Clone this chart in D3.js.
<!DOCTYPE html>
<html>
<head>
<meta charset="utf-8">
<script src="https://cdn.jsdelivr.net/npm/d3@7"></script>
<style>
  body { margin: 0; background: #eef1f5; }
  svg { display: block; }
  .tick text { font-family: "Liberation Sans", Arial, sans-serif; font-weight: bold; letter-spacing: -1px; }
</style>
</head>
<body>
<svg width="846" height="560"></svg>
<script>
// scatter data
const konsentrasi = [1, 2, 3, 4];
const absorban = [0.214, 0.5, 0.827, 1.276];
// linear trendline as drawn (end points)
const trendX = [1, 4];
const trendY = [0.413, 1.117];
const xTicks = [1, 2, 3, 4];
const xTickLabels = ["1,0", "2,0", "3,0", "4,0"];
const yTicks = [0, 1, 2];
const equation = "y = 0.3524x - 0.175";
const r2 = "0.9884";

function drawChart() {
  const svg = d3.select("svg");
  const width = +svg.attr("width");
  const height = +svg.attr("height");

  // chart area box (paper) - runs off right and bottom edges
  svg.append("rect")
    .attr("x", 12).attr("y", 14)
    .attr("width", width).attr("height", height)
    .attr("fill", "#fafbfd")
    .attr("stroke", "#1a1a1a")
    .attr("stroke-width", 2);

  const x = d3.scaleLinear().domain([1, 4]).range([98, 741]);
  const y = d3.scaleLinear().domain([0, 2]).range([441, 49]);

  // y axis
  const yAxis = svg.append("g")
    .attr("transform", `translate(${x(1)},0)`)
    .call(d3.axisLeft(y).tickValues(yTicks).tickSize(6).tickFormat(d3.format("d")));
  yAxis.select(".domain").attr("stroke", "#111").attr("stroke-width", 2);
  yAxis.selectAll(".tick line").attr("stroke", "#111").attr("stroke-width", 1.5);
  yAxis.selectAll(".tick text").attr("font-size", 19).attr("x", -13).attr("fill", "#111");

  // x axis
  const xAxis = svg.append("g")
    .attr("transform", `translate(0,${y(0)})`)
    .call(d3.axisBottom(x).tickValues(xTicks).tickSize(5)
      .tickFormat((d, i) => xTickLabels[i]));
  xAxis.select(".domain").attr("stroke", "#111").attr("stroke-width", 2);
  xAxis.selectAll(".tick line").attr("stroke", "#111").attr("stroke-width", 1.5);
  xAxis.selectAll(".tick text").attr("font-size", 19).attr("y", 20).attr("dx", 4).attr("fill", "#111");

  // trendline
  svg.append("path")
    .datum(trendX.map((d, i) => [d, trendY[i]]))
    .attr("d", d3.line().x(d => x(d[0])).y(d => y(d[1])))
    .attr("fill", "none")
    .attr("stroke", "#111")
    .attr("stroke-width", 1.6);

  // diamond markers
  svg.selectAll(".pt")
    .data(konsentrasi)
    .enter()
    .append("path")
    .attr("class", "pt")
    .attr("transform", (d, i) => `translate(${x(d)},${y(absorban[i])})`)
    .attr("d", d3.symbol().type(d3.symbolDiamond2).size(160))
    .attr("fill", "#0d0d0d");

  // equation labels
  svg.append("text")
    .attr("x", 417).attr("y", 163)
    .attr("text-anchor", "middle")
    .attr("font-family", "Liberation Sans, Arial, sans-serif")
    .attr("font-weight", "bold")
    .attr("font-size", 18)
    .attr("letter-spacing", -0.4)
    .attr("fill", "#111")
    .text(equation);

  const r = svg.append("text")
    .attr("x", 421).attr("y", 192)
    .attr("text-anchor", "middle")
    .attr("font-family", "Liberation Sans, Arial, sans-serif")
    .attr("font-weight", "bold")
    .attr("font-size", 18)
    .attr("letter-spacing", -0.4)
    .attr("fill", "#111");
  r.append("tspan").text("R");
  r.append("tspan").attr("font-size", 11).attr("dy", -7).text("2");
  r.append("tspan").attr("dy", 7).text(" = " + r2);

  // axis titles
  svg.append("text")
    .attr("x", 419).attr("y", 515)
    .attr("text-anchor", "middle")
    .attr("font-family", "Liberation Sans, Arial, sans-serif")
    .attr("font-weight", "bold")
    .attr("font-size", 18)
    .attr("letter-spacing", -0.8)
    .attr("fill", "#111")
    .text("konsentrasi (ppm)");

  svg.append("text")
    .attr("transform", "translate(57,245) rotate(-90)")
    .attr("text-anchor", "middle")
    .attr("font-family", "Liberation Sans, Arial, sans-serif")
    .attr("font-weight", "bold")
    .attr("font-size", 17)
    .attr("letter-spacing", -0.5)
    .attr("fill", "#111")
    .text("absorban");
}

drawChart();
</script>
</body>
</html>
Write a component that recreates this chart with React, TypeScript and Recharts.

◆ GIVEN INSTRUCTION ◆
Copy out the lines that hold "this".

◆ CORRECT OUTPUT ◆
Clone this chart in D3.js.
Write a component that recreates this chart with React, TypeScript and Recharts.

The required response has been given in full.